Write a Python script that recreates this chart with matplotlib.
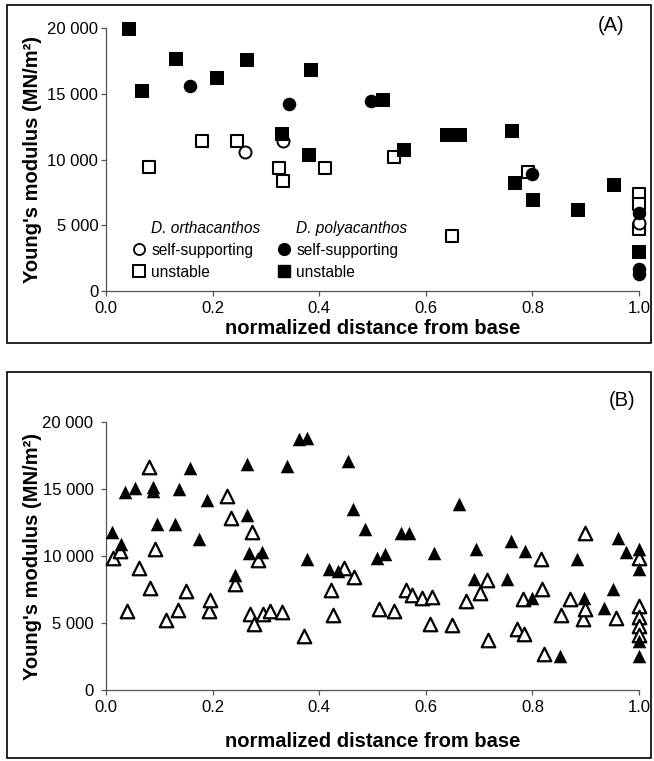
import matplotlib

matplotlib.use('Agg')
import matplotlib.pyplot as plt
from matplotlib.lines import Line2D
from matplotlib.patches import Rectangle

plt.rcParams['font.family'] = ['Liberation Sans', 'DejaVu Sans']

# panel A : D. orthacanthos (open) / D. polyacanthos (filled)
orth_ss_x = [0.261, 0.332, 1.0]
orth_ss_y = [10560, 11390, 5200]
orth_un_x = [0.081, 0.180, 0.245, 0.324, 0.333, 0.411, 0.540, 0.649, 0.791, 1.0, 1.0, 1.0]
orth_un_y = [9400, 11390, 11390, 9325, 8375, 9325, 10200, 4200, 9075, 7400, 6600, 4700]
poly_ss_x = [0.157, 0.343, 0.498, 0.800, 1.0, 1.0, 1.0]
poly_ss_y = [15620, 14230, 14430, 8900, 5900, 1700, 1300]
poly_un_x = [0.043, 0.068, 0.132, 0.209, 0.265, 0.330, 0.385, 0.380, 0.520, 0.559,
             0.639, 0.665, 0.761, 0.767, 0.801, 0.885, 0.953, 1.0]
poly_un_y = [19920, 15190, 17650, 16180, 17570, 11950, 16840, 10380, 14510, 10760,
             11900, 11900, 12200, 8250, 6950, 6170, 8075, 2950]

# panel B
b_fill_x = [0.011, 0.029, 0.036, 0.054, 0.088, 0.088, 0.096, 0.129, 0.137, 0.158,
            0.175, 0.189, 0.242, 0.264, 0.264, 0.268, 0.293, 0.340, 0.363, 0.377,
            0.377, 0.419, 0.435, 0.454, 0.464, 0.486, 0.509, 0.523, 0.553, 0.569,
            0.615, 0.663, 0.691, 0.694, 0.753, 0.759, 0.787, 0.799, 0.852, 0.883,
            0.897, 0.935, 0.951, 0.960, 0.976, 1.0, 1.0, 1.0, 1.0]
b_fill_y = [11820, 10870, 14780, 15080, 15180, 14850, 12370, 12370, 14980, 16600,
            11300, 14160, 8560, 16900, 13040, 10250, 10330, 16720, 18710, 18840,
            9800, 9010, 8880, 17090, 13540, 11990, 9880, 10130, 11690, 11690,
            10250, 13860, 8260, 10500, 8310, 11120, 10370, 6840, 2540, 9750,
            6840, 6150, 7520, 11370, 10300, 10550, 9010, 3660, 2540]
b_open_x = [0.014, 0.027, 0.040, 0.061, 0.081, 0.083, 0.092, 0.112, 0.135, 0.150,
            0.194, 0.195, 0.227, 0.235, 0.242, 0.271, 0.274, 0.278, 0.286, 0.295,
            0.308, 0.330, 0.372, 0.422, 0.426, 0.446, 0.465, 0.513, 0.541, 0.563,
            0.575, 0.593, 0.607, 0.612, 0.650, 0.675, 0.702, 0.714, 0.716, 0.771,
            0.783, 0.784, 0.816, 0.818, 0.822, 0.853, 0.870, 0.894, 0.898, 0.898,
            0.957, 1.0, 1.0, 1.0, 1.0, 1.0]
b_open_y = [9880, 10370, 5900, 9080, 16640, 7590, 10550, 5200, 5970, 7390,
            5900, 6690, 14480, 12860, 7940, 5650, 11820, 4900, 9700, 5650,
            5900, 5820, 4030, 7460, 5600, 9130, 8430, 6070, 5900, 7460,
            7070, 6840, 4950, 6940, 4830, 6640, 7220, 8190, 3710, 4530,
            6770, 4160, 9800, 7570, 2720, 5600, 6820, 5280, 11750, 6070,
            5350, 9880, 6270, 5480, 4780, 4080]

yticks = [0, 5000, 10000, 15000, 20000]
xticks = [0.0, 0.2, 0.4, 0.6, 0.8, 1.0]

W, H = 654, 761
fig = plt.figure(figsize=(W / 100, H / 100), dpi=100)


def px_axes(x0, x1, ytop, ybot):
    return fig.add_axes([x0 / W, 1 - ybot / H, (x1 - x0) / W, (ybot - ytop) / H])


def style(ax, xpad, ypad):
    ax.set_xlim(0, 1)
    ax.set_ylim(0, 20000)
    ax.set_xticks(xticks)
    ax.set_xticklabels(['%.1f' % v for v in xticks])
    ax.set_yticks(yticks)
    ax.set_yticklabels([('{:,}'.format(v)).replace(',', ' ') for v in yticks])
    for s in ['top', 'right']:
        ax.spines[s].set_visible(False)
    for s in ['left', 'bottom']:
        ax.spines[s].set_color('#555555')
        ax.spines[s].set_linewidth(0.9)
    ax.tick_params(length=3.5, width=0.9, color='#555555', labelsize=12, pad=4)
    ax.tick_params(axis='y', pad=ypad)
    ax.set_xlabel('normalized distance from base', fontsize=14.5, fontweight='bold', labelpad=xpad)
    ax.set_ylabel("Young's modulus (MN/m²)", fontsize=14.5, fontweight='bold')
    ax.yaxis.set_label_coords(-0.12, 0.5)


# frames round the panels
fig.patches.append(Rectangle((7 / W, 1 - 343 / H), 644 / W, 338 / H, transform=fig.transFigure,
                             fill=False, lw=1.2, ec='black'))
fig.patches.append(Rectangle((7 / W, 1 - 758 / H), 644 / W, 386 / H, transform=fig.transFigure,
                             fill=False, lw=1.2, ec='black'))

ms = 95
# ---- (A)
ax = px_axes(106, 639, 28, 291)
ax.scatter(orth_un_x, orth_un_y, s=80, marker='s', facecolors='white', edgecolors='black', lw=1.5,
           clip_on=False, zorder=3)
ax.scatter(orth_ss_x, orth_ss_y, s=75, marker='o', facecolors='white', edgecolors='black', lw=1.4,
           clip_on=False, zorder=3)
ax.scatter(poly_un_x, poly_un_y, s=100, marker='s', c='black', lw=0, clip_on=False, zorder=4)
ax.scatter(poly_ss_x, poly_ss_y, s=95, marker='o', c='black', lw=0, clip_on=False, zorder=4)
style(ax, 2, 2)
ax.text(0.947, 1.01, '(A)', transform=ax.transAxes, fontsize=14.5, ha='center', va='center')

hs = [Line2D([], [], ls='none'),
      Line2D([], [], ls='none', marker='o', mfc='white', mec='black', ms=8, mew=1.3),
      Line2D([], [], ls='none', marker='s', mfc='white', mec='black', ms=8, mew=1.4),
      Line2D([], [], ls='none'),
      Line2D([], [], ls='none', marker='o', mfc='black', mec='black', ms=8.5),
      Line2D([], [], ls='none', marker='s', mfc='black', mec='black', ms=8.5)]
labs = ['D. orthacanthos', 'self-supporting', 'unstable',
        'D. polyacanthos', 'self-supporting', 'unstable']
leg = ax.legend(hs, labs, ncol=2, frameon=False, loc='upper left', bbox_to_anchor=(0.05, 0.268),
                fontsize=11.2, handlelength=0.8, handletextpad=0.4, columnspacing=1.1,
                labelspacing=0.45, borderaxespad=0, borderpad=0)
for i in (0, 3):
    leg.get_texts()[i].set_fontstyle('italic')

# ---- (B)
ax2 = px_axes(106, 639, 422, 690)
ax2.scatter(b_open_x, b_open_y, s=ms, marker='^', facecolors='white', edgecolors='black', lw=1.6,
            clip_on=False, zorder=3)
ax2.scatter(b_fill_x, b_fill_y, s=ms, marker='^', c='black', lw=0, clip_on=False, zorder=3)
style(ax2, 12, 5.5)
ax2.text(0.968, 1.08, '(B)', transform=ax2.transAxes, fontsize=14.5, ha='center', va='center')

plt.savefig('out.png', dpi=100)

------------------------------------------------------------

What to work on: Count how many lines include the string "matplotlib". Nothing but the number is needed.

Result for this exercise: 6